*AIM OF THE EXERCISE*.
From the listing below, copy word for word every line starting at the one that includes "Write a Python" and ending at the one that includes "xlim = (days[0], days[-1])"; the pictures are omitted.

--- start of EXTRACTED RECORDS ---

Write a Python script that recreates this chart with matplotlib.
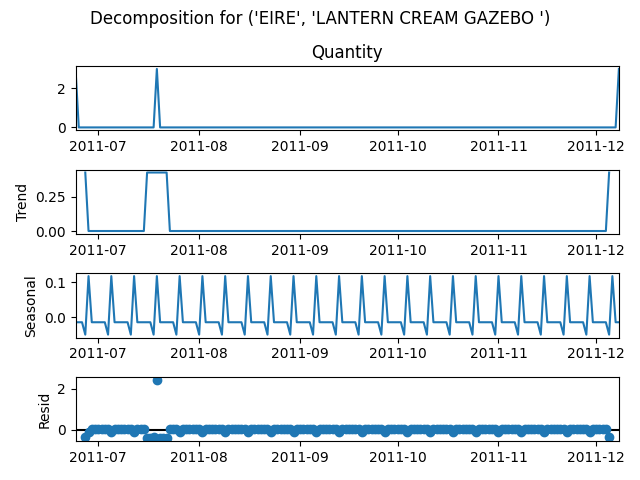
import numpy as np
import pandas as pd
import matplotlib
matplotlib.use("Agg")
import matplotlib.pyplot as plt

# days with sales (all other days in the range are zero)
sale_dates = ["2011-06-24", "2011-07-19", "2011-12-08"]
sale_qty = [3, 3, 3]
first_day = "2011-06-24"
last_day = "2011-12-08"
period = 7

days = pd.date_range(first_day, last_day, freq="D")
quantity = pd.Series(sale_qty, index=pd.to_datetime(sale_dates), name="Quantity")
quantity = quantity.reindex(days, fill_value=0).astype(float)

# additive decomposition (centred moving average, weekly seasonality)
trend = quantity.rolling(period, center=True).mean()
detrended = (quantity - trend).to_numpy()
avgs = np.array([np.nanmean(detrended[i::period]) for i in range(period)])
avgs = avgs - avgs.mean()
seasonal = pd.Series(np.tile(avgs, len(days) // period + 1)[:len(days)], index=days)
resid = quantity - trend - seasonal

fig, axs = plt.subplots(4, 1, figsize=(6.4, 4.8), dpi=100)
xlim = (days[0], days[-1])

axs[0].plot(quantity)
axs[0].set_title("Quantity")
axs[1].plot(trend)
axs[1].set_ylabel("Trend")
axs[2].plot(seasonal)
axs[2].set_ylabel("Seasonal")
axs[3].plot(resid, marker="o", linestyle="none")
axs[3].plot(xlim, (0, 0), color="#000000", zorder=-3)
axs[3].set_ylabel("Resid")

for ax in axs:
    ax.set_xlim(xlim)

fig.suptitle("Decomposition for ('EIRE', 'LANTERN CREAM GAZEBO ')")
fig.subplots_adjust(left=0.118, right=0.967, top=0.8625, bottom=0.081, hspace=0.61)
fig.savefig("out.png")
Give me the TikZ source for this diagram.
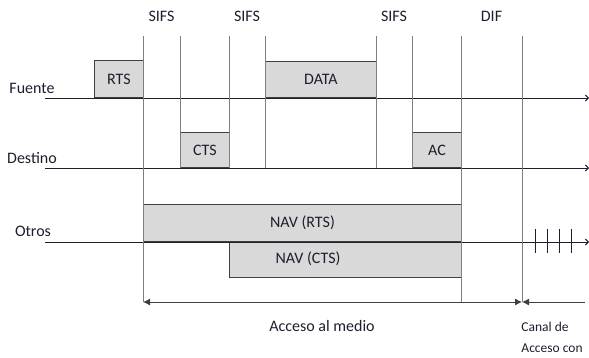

--- end of EXTRACTED RECORDS ---
--- start of EXTRACTED RECORDS ---

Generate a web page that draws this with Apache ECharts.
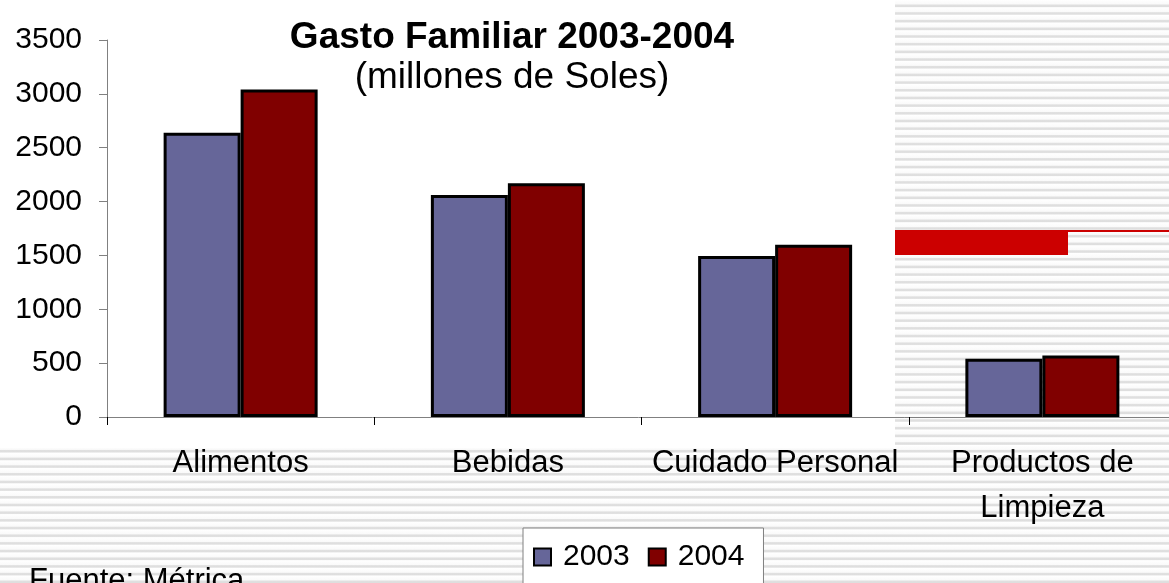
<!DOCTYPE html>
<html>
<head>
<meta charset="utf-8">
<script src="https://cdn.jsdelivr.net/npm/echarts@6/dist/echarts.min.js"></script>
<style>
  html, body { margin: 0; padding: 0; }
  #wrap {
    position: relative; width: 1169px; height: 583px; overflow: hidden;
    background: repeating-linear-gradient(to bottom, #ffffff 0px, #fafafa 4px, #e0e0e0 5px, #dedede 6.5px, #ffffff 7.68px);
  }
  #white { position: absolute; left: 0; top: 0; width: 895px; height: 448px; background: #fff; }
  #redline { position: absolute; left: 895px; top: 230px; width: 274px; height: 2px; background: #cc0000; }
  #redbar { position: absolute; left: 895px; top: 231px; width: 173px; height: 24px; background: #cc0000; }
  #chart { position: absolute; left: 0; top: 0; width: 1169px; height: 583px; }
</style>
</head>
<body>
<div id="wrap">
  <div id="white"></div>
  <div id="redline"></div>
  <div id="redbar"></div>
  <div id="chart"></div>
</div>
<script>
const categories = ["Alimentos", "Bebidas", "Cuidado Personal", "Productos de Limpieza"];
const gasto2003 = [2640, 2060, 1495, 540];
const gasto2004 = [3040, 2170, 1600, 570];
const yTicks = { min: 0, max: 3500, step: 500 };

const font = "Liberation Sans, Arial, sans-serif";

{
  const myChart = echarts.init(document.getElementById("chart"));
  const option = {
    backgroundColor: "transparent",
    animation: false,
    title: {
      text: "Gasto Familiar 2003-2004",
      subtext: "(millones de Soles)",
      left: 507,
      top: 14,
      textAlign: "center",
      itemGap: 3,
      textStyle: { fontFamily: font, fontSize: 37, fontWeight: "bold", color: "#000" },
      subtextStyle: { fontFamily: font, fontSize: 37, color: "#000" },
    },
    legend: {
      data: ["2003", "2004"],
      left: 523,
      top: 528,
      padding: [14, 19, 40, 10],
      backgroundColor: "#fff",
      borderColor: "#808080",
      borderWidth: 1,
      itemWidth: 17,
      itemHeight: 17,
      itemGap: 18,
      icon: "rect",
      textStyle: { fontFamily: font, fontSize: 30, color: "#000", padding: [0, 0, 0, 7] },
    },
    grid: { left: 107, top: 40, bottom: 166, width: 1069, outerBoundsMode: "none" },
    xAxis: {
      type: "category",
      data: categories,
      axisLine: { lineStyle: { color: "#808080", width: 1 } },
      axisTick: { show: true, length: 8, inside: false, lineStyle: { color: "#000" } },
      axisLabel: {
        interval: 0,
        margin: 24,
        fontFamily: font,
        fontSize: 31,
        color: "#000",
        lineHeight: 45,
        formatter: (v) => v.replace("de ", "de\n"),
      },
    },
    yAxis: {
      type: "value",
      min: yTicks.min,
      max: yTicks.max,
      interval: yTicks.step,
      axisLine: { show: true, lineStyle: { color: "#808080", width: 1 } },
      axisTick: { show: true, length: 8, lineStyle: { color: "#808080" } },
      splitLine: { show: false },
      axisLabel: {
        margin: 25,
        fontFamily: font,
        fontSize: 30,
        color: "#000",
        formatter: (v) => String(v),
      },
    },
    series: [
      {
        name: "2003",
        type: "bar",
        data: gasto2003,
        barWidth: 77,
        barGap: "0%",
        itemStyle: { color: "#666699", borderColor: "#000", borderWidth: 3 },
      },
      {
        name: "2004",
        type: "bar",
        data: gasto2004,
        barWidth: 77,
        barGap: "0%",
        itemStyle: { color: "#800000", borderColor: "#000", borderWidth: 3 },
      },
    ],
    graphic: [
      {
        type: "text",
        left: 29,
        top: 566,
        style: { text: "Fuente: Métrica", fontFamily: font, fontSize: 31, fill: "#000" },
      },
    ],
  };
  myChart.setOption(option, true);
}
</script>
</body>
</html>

--- end of EXTRACTED RECORDS ---

*RESPONSE TO THE EXERCISE*.
Write a Python script that recreates this chart with matplotlib.
import numpy as np
import pandas as pd
import matplotlib
matplotlib.use("Agg")
import matplotlib.pyplot as plt

# days with sales (all other days in the range are zero)
sale_dates = ["2011-06-24", "2011-07-19", "2011-12-08"]
sale_qty = [3, 3, 3]
first_day = "2011-06-24"
last_day = "2011-12-08"
period = 7

days = pd.date_range(first_day, last_day, freq="D")
quantity = pd.Series(sale_qty, index=pd.to_datetime(sale_dates), name="Quantity")
quantity = quantity.reindex(days, fill_value=0).astype(float)

# additive decomposition (centred moving average, weekly seasonality)
trend = quantity.rolling(period, center=True).mean()
detrended = (quantity - trend).to_numpy()
avgs = np.array([np.nanmean(detrended[i::period]) for i in range(period)])
avgs = avgs - avgs.mean()
seasonal = pd.Series(np.tile(avgs, len(days) // period + 1)[:len(days)], index=days)
resid = quantity - trend - seasonal

fig, axs = plt.subplots(4, 1, figsize=(6.4, 4.8), dpi=100)
xlim = (days[0], days[-1])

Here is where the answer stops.